Recorded information —
--- BEGIN ---
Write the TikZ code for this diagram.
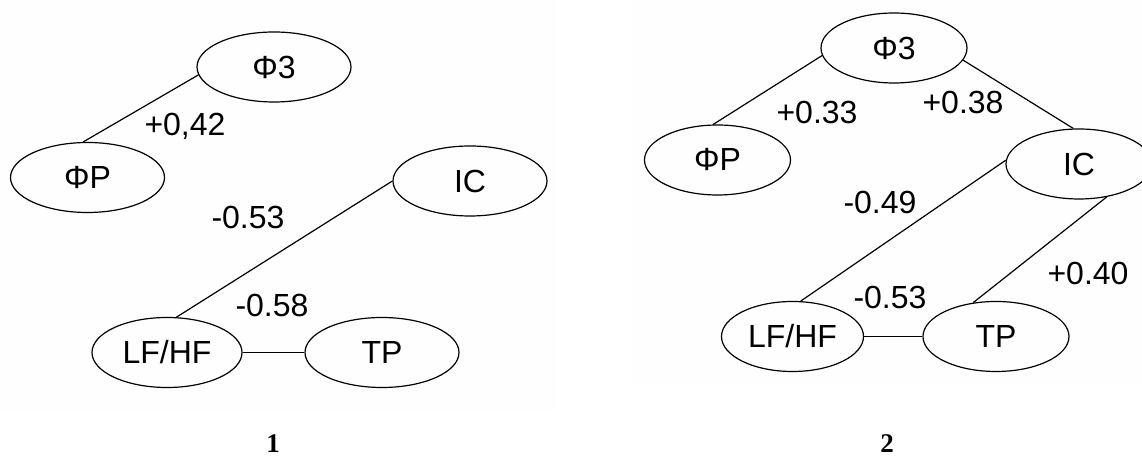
\documentclass[tikz,border=0pt]{standalone}
\usepackage{fontspec}
\setmainfont{Liberation Sans}
\newfontfamily\captfont{Liberation Serif}
\usetikzlibrary{shapes.geometric}

\begin{document}
\begin{tikzpicture}[x=0.5pt,y=-0.5pt,line width=0.6pt,
	fac/.style={ellipse,draw,inner sep=0pt,minimum width=#1,minimum height=35pt,font=\fontsize{16}{19}\selectfont},
	fac/.default=77pt,
	corr/.style={inner sep=0pt,font=\fontsize{16}{19}\selectfont},
	capt/.style={inner sep=0pt,font=\captfont\bfseries\fontsize{13.5}{16}\selectfont}]
	\useasboundingbox (0,0) rectangle (1142,458);
	\fill[gray!1] (0,0) rectangle (557,411);
	\fill[gray!1] (633,0) rectangle (1142,384);
	% panel 1
	\node[fac] (phiA) at (274,67) {Φ3};
	\node[fac] (phipA) at (87.5,177.5) {ΦP};
	\node[fac] (icA) at (470,181) {IC};
	\node[fac=75pt] (lfA) at (167,352.5) {LF/HF};
	\node[fac] (tpA) at (382,352.5) {TP};
	\draw (phiA.186) -- (phipA.97);
	\draw (icA.180) -- (lfA.75);
	\draw (lfA.east) -- (tpA.west);
	\node[corr] (cA1) at (185,126) {+0,42};
	\node[corr] (cA2) at (248,217) {-0.53};
	\node[corr] (cA3) at (272,305) {-0.58};
	\node[capt] (captA) at (273,444) {1};
	% panel 2
	\node[fac=73pt] (phiB) at (894,48) {Φ3};
	\node[fac=73pt] (phipB) at (717.5,160) {ΦP};
	\node[fac=73pt] (icB) at (1079,164) {IC};
	\node[fac=71pt] (lfB) at (792.5,336.5) {LF/HF};
	\node[fac=73pt] (tpB) at (996,336.5) {TP};
	\draw (phiB.186) -- (phipB.97);
	\draw (phiB.350) -- (icB.99);
	\draw (icB.177) -- (lfB.77);
	\draw (icB.310) -- (tpB.124);
	\draw (lfB.east) -- (tpB.west);
	\node[corr] (cB1) at (817,112) {+0.33};
	\node[corr] (cB2) at (963,102) {+0.38};
	\node[corr] (cB3) at (880,202) {-0.49};
	\node[corr] (cB4) at (890,297) {-0.53};
	\node[corr] (cB5) at (1088,273) {+0.40};
	\node[capt] (captB) at (887,444) {2};
\end{tikzpicture}
\end{document}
--- END ---
Stated problem —
Print each line of the material above exactly, with the pictures removed from your copy.

The reply —
Write the TikZ code for this diagram.
\documentclass[tikz,border=0pt]{standalone}
\usepackage{fontspec}
\setmainfont{Liberation Sans}
\newfontfamily\captfont{Liberation Serif}
\usetikzlibrary{shapes.geometric}

\begin{document}
\begin{tikzpicture}[x=0.5pt,y=-0.5pt,line width=0.6pt,
	fac/.style={ellipse,draw,inner sep=0pt,minimum width=#1,minimum height=35pt,font=\fontsize{16}{19}\selectfont},
	fac/.default=77pt,
	corr/.style={inner sep=0pt,font=\fontsize{16}{19}\selectfont},
	capt/.style={inner sep=0pt,font=\captfont\bfseries\fontsize{13.5}{16}\selectfont}]
	\useasboundingbox (0,0) rectangle (1142,458);
	\fill[gray!1] (0,0) rectangle (557,411);
	\fill[gray!1] (633,0) rectangle (1142,384);
	% panel 1
	\node[fac] (phiA) at (274,67) {Φ3};
	\node[fac] (phipA) at (87.5,177.5) {ΦP};
	\node[fac] (icA) at (470,181) {IC};
	\node[fac=75pt] (lfA) at (167,352.5) {LF/HF};
	\node[fac] (tpA) at (382,352.5) {TP};
	\draw (phiA.186) -- (phipA.97);
	\draw (icA.180) -- (lfA.75);
	\draw (lfA.east) -- (tpA.west);
	\node[corr] (cA1) at (185,126) {+0,42};
	\node[corr] (cA2) at (248,217) {-0.53};
	\node[corr] (cA3) at (272,305) {-0.58};
	\node[capt] (captA) at (273,444) {1};
	% panel 2
	\node[fac=73pt] (phiB) at (894,48) {Φ3};
	\node[fac=73pt] (phipB) at (717.5,160) {ΦP};
	\node[fac=73pt] (icB) at (1079,164) {IC};
	\node[fac=71pt] (lfB) at (792.5,336.5) {LF/HF};
	\node[fac=73pt] (tpB) at (996,336.5) {TP};
	\draw (phiB.186) -- (phipB.97);
	\draw (phiB.350) -- (icB.99);
	\draw (icB.177) -- (lfB.77);
	\draw (icB.310) -- (tpB.124);
	\draw (lfB.east) -- (tpB.west);
	\node[corr] (cB1) at (817,112) {+0.33};
	\node[corr] (cB2) at (963,102) {+0.38};
	\node[corr] (cB3) at (880,202) {-0.49};
	\node[corr] (cB4) at (890,297) {-0.53};
	\node[corr] (cB5) at (1088,273) {+0.40};
	\node[capt] (captB) at (887,444) {2};
\end{tikzpicture}
\end{document}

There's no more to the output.